As far as I know, the Metal Empire project remained unpublished, or at least never received a conventional official release. Public traces of the recording still exist online, but the full history of the project is not easy to reconstruct from the outside.

This is partly because the session happened at a transitional moment. I recorded my parts shortly before leaving Italy for Australia, and in the years that followed I lost contact with Max Candido and the rest of that musical circle. There may also have been later changes, delays, or back-and-forth decisions around the material, especially as Eugent Bushpepa’s own career developed in a different direction.

For this reason, I prefer to document this page as a personal archive of my involvement in the session, rather than as a definitive discography entry. If more reliable information surfaces, I will update the article accordingly.

Original Band Members

  • Vincenzo Armenise — bass
  • Matteo Corelli — drums
  • Massimo “Dingo” Candido — guitars
  • Carlo Cicognani — guitars
  • Fabio Guarnieri — vocals

The band disbanded not long after that period, unfortunately. However, the spirit of Fire Makers continued in a different form through Maiden Division, a tribute act dedicated to performing the music of Iron Maiden with accuracy and passion.

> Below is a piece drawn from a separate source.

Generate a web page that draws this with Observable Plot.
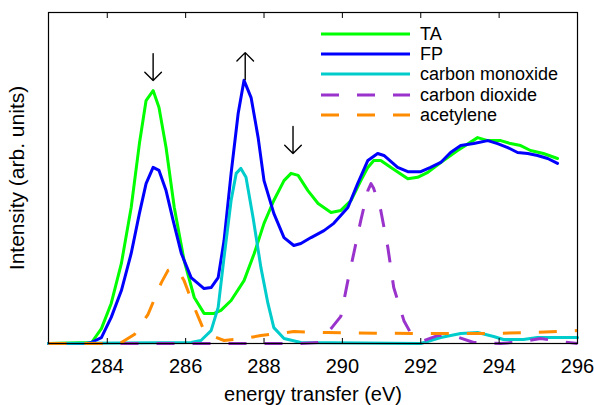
<!DOCTYPE html>
<html>
<head>
<meta charset="utf-8">
<script src="https://cdn.jsdelivr.net/npm/d3@7"></script>
<script src="https://cdn.jsdelivr.net/npm/@observablehq/plot@0.6"></script>
<style>
  html, body { margin: 0; padding: 0; background: #fff; }
  #wrap { position: relative; width: 594px; height: 405px; font-family: "Liberation Sans", Arial, sans-serif; }
  #legend { position: absolute; left: 0; top: 0; pointer-events: none; }
</style>
</head>
<body>
<div id="wrap"></div>
<script>
// ---- data (energy in eV, intensity in arbitrary units) ----
const taE = [282.5, 283.6, 283.85, 284.1, 284.36, 284.61, 284.82, 284.99, 285.17, 285.32, 285.5, 285.71, 285.96, 286.22, 286.47, 286.73, 286.9, 287.16, 287.49, 287.75, 288.0, 288.25, 288.51, 288.69, 288.87, 289.12, 289.38, 289.71, 289.96, 290.22, 290.47, 290.65, 290.8, 290.98, 291.24, 291.67, 291.92, 292.18, 292.51, 292.94, 293.45, 293.71, 294.04, 294.29, 294.55, 294.8, 295.13, 295.49];
const taI = [0, 0.3, 4.5, 12.1, 24.2, 41.1, 60.4, 73.4, 76.4, 71.3, 59.2, 41.1, 25.1, 13.9, 9.1, 9.1, 10.0, 13.0, 19.0, 27.2, 36.3, 43.2, 49.2, 51.4, 50.8, 46.2, 42.3, 39.6, 40.2, 43.2, 49.2, 53.2, 55.3, 55.3, 53.2, 49.8, 50.2, 51.7, 54.7, 58.3, 62.2, 61.3, 61.3, 60.4, 59.8, 58.3, 57.4, 55.9];

const fpE = [282.5, 283.47, 283.59, 283.85, 284.1, 284.36, 284.61, 284.82, 284.99, 285.17, 285.32, 285.5, 285.68, 285.89, 286.14, 286.47, 286.65, 286.83, 286.98, 287.16, 287.34, 287.49, 287.67, 287.85, 288.0, 288.25, 288.51, 288.76, 288.94, 289.2, 289.53, 289.78, 290.14, 290.39, 290.65, 290.9, 291.06, 291.41, 291.67, 292.0, 292.25, 292.51, 292.76, 293.02, 293.35, 293.71, 293.96, 294.22, 294.47, 294.73, 294.98, 295.24, 295.49];
const fpI = [0, 0, 0.3, 1.8, 7.9, 16.0, 27.2, 39.3, 48.3, 53.2, 52.3, 46.2, 37.2, 27.2, 19.9, 16.6, 16.9, 19.9, 31.1, 51.4, 69.5, 79.5, 74.3, 62.2, 49.2, 39.3, 32.0, 29.6, 30.2, 32.0, 34.1, 36.3, 41.1, 48.3, 55.3, 57.4, 56.8, 53.2, 51.9, 51.9, 53.2, 54.7, 57.7, 59.8, 60.4, 61.3, 60.4, 59.2, 57.7, 57.4, 56.8, 55.9, 54.4];

const coE = [282.5, 286.14, 286.39, 286.65, 286.83, 286.98, 287.16, 287.29, 287.41, 287.54, 287.72, 287.92, 288.1, 288.25, 288.51, 288.94, 292.0, 292.51, 293.02, 293.45, 293.86, 294.11, 294.62, 294.98, 296.0];
const coI = [0, 0.3, 0.9, 3.9, 10.9, 26.0, 43.2, 51.4, 52.9, 50.2, 38.1, 23.0, 12.1, 4.8, 1.5, 0.3, 0, 1.8, 3.0, 3.3, 2.1, 1.2, 1.2, 1.8, 1.8];

const co2E = [282.5, 288.94, 289.38, 289.71, 289.96, 290.14, 290.29, 290.47, 290.65, 290.73, 290.8, 290.98, 291.16, 291.31, 291.57, 291.75, 292.08, 292.43, 292.82, 293.35, 294.04, 294.6, 295.06, 295.57, 296.0];
const co2I = [0, 0, 0.3, 4.5, 8.2, 19.0, 27.2, 37.2, 46.2, 48.3, 46.8, 40.2, 29.0, 16.9, 6.9, 3.0, 0.9, 2.4, 2.4, 0.3, 0, 0.6, 1.5, 0.6, 0];

const acE = [282.5, 284.23, 284.36, 284.69, 285.04, 285.38, 285.55, 285.68, 285.81, 285.96, 286.22, 286.47, 286.65, 286.98, 287.49, 287.92, 288.76, 289.63, 291.82, 293.53, 294.8, 296.0];
const acI = [0, 0, 0.3, 2.7, 8.8, 18.4, 22.1, 22.9, 22.1, 19.0, 10.9, 3.9, 2.4, 0.9, 1.5, 2.4, 3.6, 3.3, 3.0, 3.0, 3.3, 3.9];

const seriesNames = ["TA", "FP", "carbon monoxide", "carbon dioxide", "acetylene"];
const seriesColors = ["#00ff00", "#0000ff", "#00cccc", "#9933cc", "#ff8c00"];
const seriesDash = [null, null, null, "18,18", "18,18"];

const xTicks = [284, 286, 288, 290, 292, 294, 296];

// peak-change annotations (arrow centre in data units, direction)
const arrowE = [285.17, 287.52, 288.74];
const arrowI = [83.5, 83.8, 61.5];
const arrowDir = ["down", "up", "down"];

// ---- build ----
const toRows = (E, I) => E.map((e, i) => ({e, v: I[i]}));
const seriesData = [toRows(taE, taI), toRows(fpE, fpI), toRows(coE, coI), toRows(co2E, co2I), toRows(acE, acI)];

const W = 594, H = 405;
const font = "'Liberation Sans', Arial, sans-serif";

const lines = seriesData.map((rows, k) => Plot.line(rows, {
  x: "e", y: "v",
  stroke: seriesColors[k], strokeWidth: 3,
  strokeDasharray: seriesDash[k] ?? undefined,
  strokeLinejoin: "round", strokeLinecap: seriesDash[k] ? "butt" : "round"
}));

// open-headed arrow shape (pointing "up" before rotation)
const arrowShape = {
  draw(context, l) {
    const h = 8.3;
    context.moveTo(0, l / 2);
    context.lineTo(0, -l / 2);
    context.moveTo(-h, -l / 2 + h);
    context.lineTo(0, -l / 2);
    context.lineTo(h, -l / 2 + h);
  }
};

const chart = Plot.plot({
  width: W, height: H,
  marginLeft: 48, marginRight: 17, marginTop: 12, marginBottom: 62,
  style: {fontFamily: font, fontSize: "20px", background: "white", overflow: "visible"},
  x: {domain: [282.5, 296]},
  y: {domain: [0, 100]},
  marks: [
    ...lines,
    Plot.vector(arrowE.map((e, i) => ({e, v: arrowI[i], dir: arrowDir[i]})), {
      x: "e", y: "v", length: 27, anchor: "start",
      rotate: (d) => d.dir === "down" ? 180 : 0,
      shape: arrowShape, stroke: "black", strokeWidth: 1.4
    }),
    Plot.frame({stroke: "black", strokeWidth: 1.2}),
    Plot.axisX({anchor: "bottom", ticks: xTicks, tickSize: -5, tickPadding: 20, fontSize: 20,
      label: "energy transfer (eV)", labelAnchor: "center", labelArrow: "none", labelOffset: 57}),
    Plot.axisX({anchor: "top", ticks: xTicks, tickSize: -5, tickFormat: () => "", label: null}),
    Plot.axisY({anchor: "left", ticks: [], label: "Intensity (arb. units)", labelAnchor: "center",
      labelArrow: "none", labelOffset: 39, fontSize: 21})
  ]
});

const wrap = document.getElementById("wrap");
wrap.appendChild(chart);

// legend overlay (inside the plot, top right, no box)
const legendRowY = [34, 54, 74, 95, 115];
const leg = d3.select(wrap).append("svg")
  .attr("id", "legend").attr("width", W).attr("height", H);
seriesNames.forEach((name, k) => {
  const y = legendRowY[k];
  leg.append("line")
    .attr("x1", 321).attr("x2", 410).attr("y1", y).attr("y2", y)
    .attr("stroke", seriesColors[k]).attr("stroke-width", 3)
    .attr("stroke-dasharray", seriesDash[k] ?? null);
  leg.append("text")
    .attr("x", 420).attr("y", y).attr("dy", "0.35em")
    .attr("font-family", font).attr("font-size", 18).attr("fill", "black")
    .text(name);
});
</script>
</body>
</html>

It was a joy and a privilege to work with these musicians. I would like to extend my sincere thanks to the whole band, and especially to Max “Dingo” Candido for involving me in such an energetic, albeit brief, collaboration.

Cover Design

As a small personal appendix to the project, I also devised my own graphical cover design for Metal Empire. It was not an official artwork, nor something commissioned by the band, but rather a spur-of-the-moment visual interpretation of the music and atmosphere surrounding the session. The image featured on this page is that self-made cover: a personal archival artifact from the same period, created as a way to give shape to the energy, darkness, and theatrical intensity I associated with the recording.


Heavy metal may not be my usual terrain, but this was an unforgettable chapter that taught me the value of raw energy, tight musicianship, and fearless performance.